### WHAT TO PRODUCE
All the data must come back unchanged, except that pictures are left out.

### DATA SEGMENT
------------------------
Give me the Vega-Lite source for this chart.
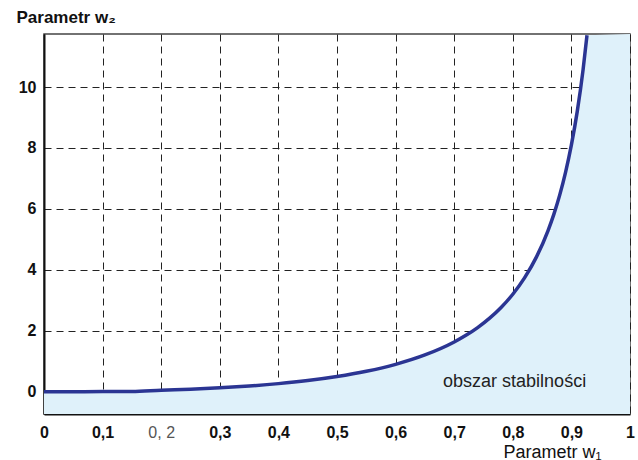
{
  "$schema": "https://vega.github.io/schema/vega-lite/v6.json",
  "width": 586,
  "height": 380,
  "autosize": {"type": "none"},
  "padding": {"left": 44, "top": 34, "right": 8, "bottom": 46},
  "background": "white",
  "config": {
    "view": {"stroke": "#444", "strokeWidth": 1.5},
    "font": "Liberation Sans"
  },
  "datasets": {
    "curve": [
      {"w1": 0, "w2": 0}, {"w1": 0.05, "w2": 0}, {"w1": 0.1, "w2": 0.005}, {"w1": 0.15, "w2": 0.01},
      {"w1": 0.2, "w2": 0.05}, {"w1": 0.25, "w2": 0.083}, {"w1": 0.3, "w2": 0.129}, {"w1": 0.35, "w2": 0.189},
      {"w1": 0.4, "w2": 0.267}, {"w1": 0.45, "w2": 0.368}, {"w1": 0.5, "w2": 0.5}, {"w1": 0.55, "w2": 0.672},
      {"w1": 0.6, "w2": 0.9}, {"w1": 0.65, "w2": 1.207}, {"w1": 0.7, "w2": 1.633}, {"w1": 0.72, "w2": 1.851},
      {"w1": 0.74, "w2": 2.106}, {"w1": 0.76, "w2": 2.407}, {"w1": 0.78, "w2": 2.766}, {"w1": 0.8, "w2": 3.2},
      {"w1": 0.82, "w2": 3.736}, {"w1": 0.84, "w2": 4.41}, {"w1": 0.86, "w2": 5.283}, {"w1": 0.87, "w2": 5.822},
      {"w1": 0.88, "w2": 6.453}, {"w1": 0.89, "w2": 7.201}, {"w1": 0.9, "w2": 8.1}, {"w1": 0.91, "w2": 9.201},
      {"w1": 0.92, "w2": 10.58}, {"w1": 0.9266, "w2": 11.7}
    ],
    "fill": [
      {"w1": 0, "w2": 0}, {"w1": 0.05, "w2": 0}, {"w1": 0.1, "w2": 0.005}, {"w1": 0.15, "w2": 0.01},
      {"w1": 0.2, "w2": 0.05}, {"w1": 0.25, "w2": 0.083}, {"w1": 0.3, "w2": 0.129}, {"w1": 0.35, "w2": 0.189},
      {"w1": 0.4, "w2": 0.267}, {"w1": 0.45, "w2": 0.368}, {"w1": 0.5, "w2": 0.5}, {"w1": 0.55, "w2": 0.672},
      {"w1": 0.6, "w2": 0.9}, {"w1": 0.65, "w2": 1.207}, {"w1": 0.7, "w2": 1.633}, {"w1": 0.72, "w2": 1.851},
      {"w1": 0.74, "w2": 2.106}, {"w1": 0.76, "w2": 2.407}, {"w1": 0.78, "w2": 2.766}, {"w1": 0.8, "w2": 3.2},
      {"w1": 0.82, "w2": 3.736}, {"w1": 0.84, "w2": 4.41}, {"w1": 0.86, "w2": 5.283}, {"w1": 0.87, "w2": 5.822},
      {"w1": 0.88, "w2": 6.453}, {"w1": 0.89, "w2": 7.201}, {"w1": 0.9, "w2": 8.1}, {"w1": 0.91, "w2": 9.201},
      {"w1": 0.92, "w2": 10.58}, {"w1": 0.9266, "w2": 11.7}, {"w1": 1.0, "w2": 11.74}
    ],
    "label": [{"w1": 0.681, "w2": 0.16, "text": "obszar stabilności"}]
  },
  "layer": [
    {
      "data": {"name": "fill"},
      "mark": {"type": "area", "color": "#dff1fa", "clip": true},
      "encoding": {
        "x": {
          "field": "w1", "type": "quantitative",
          "scale": {"domain": [0, 1], "nice": false, "zero": false},
          "axis": {
            "values": [0, 0.1, 0.2, 0.3, 0.4, 0.5, 0.6, 0.7, 0.8, 0.9, 1],
            "labelExpr": "datum.value == 0 ? '0' : datum.value == 1 ? '1' : (abs(datum.value - 0.2) < 0.001 ? '0, 2' : replace(format(datum.value, '.1f'), '.', ','))",
            "labelFontWeight": {"condition": {"test": "abs(datum.value - 0.2) < 0.001", "value": "normal"}, "value": "bold"},
            "labelColor": {"condition": {"test": "abs(datum.value - 0.2) < 0.001", "value": "#555"}, "value": "#111"},
            "labelFontSize": 16,
            "labelFont": "Liberation Sans",
            "labelPadding": 10,
            "labelFlush": false,
            "ticks": false,
            "domainColor": "#111",
            "domainWidth": 2,
            "grid": true,
            "gridColor": "#222",
            "gridDash": [7, 5],
            "gridWidth": 1,
            "gridOpacity": 1,
            "title": "Parametr w₁",
            "titleFont": "Liberation Sans",
            "titleFontSize": 18,
            "titleFontWeight": "normal",
            "titleColor": "#111",
            "titleAnchor": null,
            "titleAlign": "right",
            "titleBaseline": "alphabetic",
            "titleX": 557,
            "titleY": 43
          }
        },
        "y": {
          "field": "w2", "type": "quantitative",
          "scale": {"domain": [-0.73, 11.74], "nice": false, "zero": false},
          "axis": {
            "values": [0, 2, 4, 6, 8, 10],
            "labelFontWeight": "bold",
            "labelFontSize": 16,
            "labelFont": "Liberation Sans",
            "labelColor": "#111",
            "labelPadding": 8,
            "labelFlush": false,
            "ticks": false,
            "domainColor": "#111",
            "domainWidth": 2,
            "grid": true,
            "gridColor": "#222",
            "gridDash": [7, 5],
            "gridWidth": 1,
            "gridOpacity": 1,
            "title": "Parametr w₂",
            "titleFont": "Liberation Sans",
            "titleFontSize": 17,
            "titleFontWeight": "bold",
            "titleColor": "#111",
            "titleAngle": 0,
            "titleAnchor": null,
            "titleAlign": "left",
            "titleBaseline": "alphabetic",
            "titleX": -28,
            "titleY": -12
          }
        },
        "y2": {"datum": -0.73}
      }
    },
    {
      "data": {"name": "curve"},
      "mark": {"type": "line", "color": "#2b3593", "strokeWidth": 3.5, "clip": true, "interpolate": "monotone"},
      "encoding": {
        "x": {"field": "w1", "type": "quantitative"},
        "y": {"field": "w2", "type": "quantitative"}
      }
    },
    {
      "data": {"name": "label"},
      "mark": {"type": "text", "align": "left", "baseline": "alphabetic", "fontSize": 18, "font": "Liberation Sans", "color": "#222"},
      "encoding": {
        "x": {"field": "w1", "type": "quantitative"},
        "y": {"field": "w2", "type": "quantitative"},
        "text": {"field": "text"}
      }
    }
  ]
}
------------------------
### ANSWER
Give me the Vega-Lite source for this chart.
{
  "$schema": "https://vega.github.io/schema/vega-lite/v6.json",
  "width": 586,
  "height": 380,
  "autosize": {"type": "none"},
  "padding": {"left": 44, "top": 34, "right": 8, "bottom": 46},
  "background": "white",
  "config": {
    "view": {"stroke": "#444", "strokeWidth": 1.5},
    "font": "Liberation Sans"
  },
  "datasets": {
    "curve": [
      {"w1": 0, "w2": 0}, {"w1": 0.05, "w2": 0}, {"w1": 0.1, "w2": 0.005}, {"w1": 0.15, "w2": 0.01},
      {"w1": 0.2, "w2": 0.05}, {"w1": 0.25, "w2": 0.083}, {"w1": 0.3, "w2": 0.129}, {"w1": 0.35, "w2": 0.189},
      {"w1": 0.4, "w2": 0.267}, {"w1": 0.45, "w2": 0.368}, {"w1": 0.5, "w2": 0.5}, {"w1": 0.55, "w2": 0.672},
      {"w1": 0.6, "w2": 0.9}, {"w1": 0.65, "w2": 1.207}, {"w1": 0.7, "w2": 1.633}, {"w1": 0.72, "w2": 1.851},
      {"w1": 0.74, "w2": 2.106}, {"w1": 0.76, "w2": 2.407}, {"w1": 0.78, "w2": 2.766}, {"w1": 0.8, "w2": 3.2},
      {"w1": 0.82, "w2": 3.736}, {"w1": 0.84, "w2": 4.41}, {"w1": 0.86, "w2": 5.283}, {"w1": 0.87, "w2": 5.822},
      {"w1": 0.88, "w2": 6.453}, {"w1": 0.89, "w2": 7.201}, {"w1": 0.9, "w2": 8.1}, {"w1": 0.91, "w2": 9.201},
      {"w1": 0.92, "w2": 10.58}, {"w1": 0.9266, "w2": 11.7}
    ],
    "fill": [
      {"w1": 0, "w2": 0}, {"w1": 0.05, "w2": 0}, {"w1": 0.1, "w2": 0.005}, {"w1": 0.15, "w2": 0.01},
      {"w1": 0.2, "w2": 0.05}, {"w1": 0.25, "w2": 0.083}, {"w1": 0.3, "w2": 0.129}, {"w1": 0.35, "w2": 0.189},
      {"w1": 0.4, "w2": 0.267}, {"w1": 0.45, "w2": 0.368}, {"w1": 0.5, "w2": 0.5}, {"w1": 0.55, "w2": 0.672},
      {"w1": 0.6, "w2": 0.9}, {"w1": 0.65, "w2": 1.207}, {"w1": 0.7, "w2": 1.633}, {"w1": 0.72, "w2": 1.851},
      {"w1": 0.74, "w2": 2.106}, {"w1": 0.76, "w2": 2.407}, {"w1": 0.78, "w2": 2.766}, {"w1": 0.8, "w2": 3.2},
      {"w1": 0.82, "w2": 3.736}, {"w1": 0.84, "w2": 4.41}, {"w1": 0.86, "w2": 5.283}, {"w1": 0.87, "w2": 5.822},
      {"w1": 0.88, "w2": 6.453}, {"w1": 0.89, "w2": 7.201}, {"w1": 0.9, "w2": 8.1}, {"w1": 0.91, "w2": 9.201},
      {"w1": 0.92, "w2": 10.58}, {"w1": 0.9266, "w2": 11.7}, {"w1": 1.0, "w2": 11.74}
    ],
    "label": [{"w1": 0.681, "w2": 0.16, "text": "obszar stabilności"}]
  },
  "layer": [
    {
      "data": {"name": "fill"},
      "mark": {"type": "area", "color": "#dff1fa", "clip": true},
      "encoding": {
        "x": {
          "field": "w1", "type": "quantitative",
          "scale": {"domain": [0, 1], "nice": false, "zero": false},
          "axis": {
            "values": [0, 0.1, 0.2, 0.3, 0.4, 0.5, 0.6, 0.7, 0.8, 0.9, 1],
            "labelExpr": "datum.value == 0 ? '0' : datum.value == 1 ? '1' : (abs(datum.value - 0.2) < 0.001 ? '0, 2' : replace(format(datum.value, '.1f'), '.', ','))",
            "labelFontWeight": {"condition": {"test": "abs(datum.value - 0.2) < 0.001", "value": "normal"}, "value": "bold"},
            "labelColor": {"condition": {"test": "abs(datum.value - 0.2) < 0.001", "value": "#555"}, "value": "#111"},
            "labelFontSize": 16,
            "labelFont": "Liberation Sans",
            "labelPadding": 10,
            "labelFlush": false,
            "ticks": false,
            "domainColor": "#111",
            "domainWidth": 2,
            "grid": true,
            "gridColor": "#222",
            "gridDash": [7, 5],
            "gridWidth": 1,
            "gridOpacity": 1,
            "title": "Parametr w₁",
            "titleFont": "Liberation Sans",
            "titleFontSize": 18,
            "titleFontWeight": "normal",
            "titleColor": "#111",
            "titleAnchor": null,
            "titleAlign": "right",
            "titleBaseline": "alphabetic",
            "titleX": 557,
            "titleY": 43
          }
        },
        "y": {
          "field": "w2", "type": "quantitative",
          "scale": {"domain": [-0.73, 11.74], "nice": false, "zero": false},
          "axis": {
            "values": [0, 2, 4, 6, 8, 10],
            "labelFontWeight": "bold",
            "labelFontSize": 16,
            "labelFont": "Liberation Sans",
            "labelColor": "#111",
            "labelPadding": 8,
            "labelFlush": false,
            "ticks": false,
            "domainColor": "#111",
            "domainWidth": 2,
            "grid": true,
            "gridColor": "#222",
            "gridDash": [7, 5],
            "gridWidth": 1,
            "gridOpacity": 1,
            "title": "Parametr w₂",
            "titleFont": "Liberation Sans",
            "titleFontSize": 17,
            "titleFontWeight": "bold",
            "titleColor": "#111",
            "titleAngle": 0,
            "titleAnchor": null,
            "titleAlign": "left",
            "titleBaseline": "alphabetic",
            "titleX": -28,
            "titleY": -12
          }
        },
        "y2": {"datum": -0.73}
      }
    },
    {
      "data": {"name": "curve"},
      "mark": {"type": "line", "color": "#2b3593", "strokeWidth": 3.5, "clip": true, "interpolate": "monotone"},
      "encoding": {
        "x": {"field": "w1", "type": "quantitative"},
        "y": {"field": "w2", "type": "quantitative"}
      }
    },
    {
      "data": {"name": "label"},
      "mark": {"type": "text", "align": "left", "baseline": "alphabetic", "fontSize": 18, "font": "Liberation Sans", "color": "#222"},
      "encoding": {
        "x": {"field": "w1", "type": "quantitative"},
        "y": {"field": "w2", "type": "quantitative"},
        "text": {"field": "text"}
      }
    }
  ]
}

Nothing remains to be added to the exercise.